The attack on Syria is the right thing to do as this is about the regime using chemical weapons on its own people, said British Prime Minister Theresa May, on Saturday.
“There is no graver decision than a prime minister can take–sending combat troops into another country,” she said. “But at the end of the day it was the right thing to do because of the growing use of chemical weapons. I think we must stop this. The decision was taken to avoid further human loss.”
The prime minister said that Britain would do all it could to ensure humanitarian access for all civilians stranded in Syria. She repeated that it was about sending a strong message about chemical attacks.
“This collective action sends a clear message that the international community will not stand by and tolerate the use of chemical weapons,” she said.
When May was asked about not consulting parliament before launching the attack, she cited operational security consideration.
“It was right to take the action that we have done in the timing that we have done,” she said.

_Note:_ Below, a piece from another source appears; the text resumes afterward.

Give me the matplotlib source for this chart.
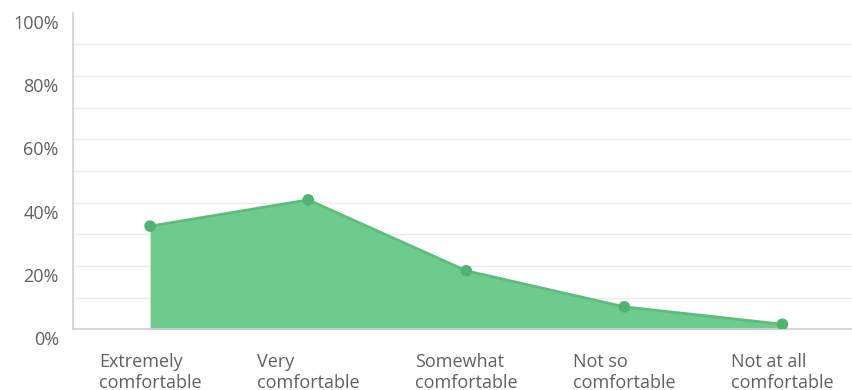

The British prime minister said she would address the parliament about the attack on Syria on Monday.
The combined forces of Britain, France and the US launched precision strikes in Syria on Friday night.
Shortly after Trump began a White House address to announce the action, large explosions were heard in the Syrian capital Damascus, signalling a new chapter in a brutal seven-year-old civil war.
The strikes had been expected since harrowing footage surfaced of the aftermath of the alleged toxic gas attack in the Damascus suburb of Douma.
Moscow denied its ally Assad had any role in the outrage, pushing a variety of alternative theories that peaked with a claim that Britain had staged the event.
More practically, at the United Nations, Russia’s diplomats vetoed a US motion to re-establish an international investigation into chemical weapons use in Syria that could have established blame.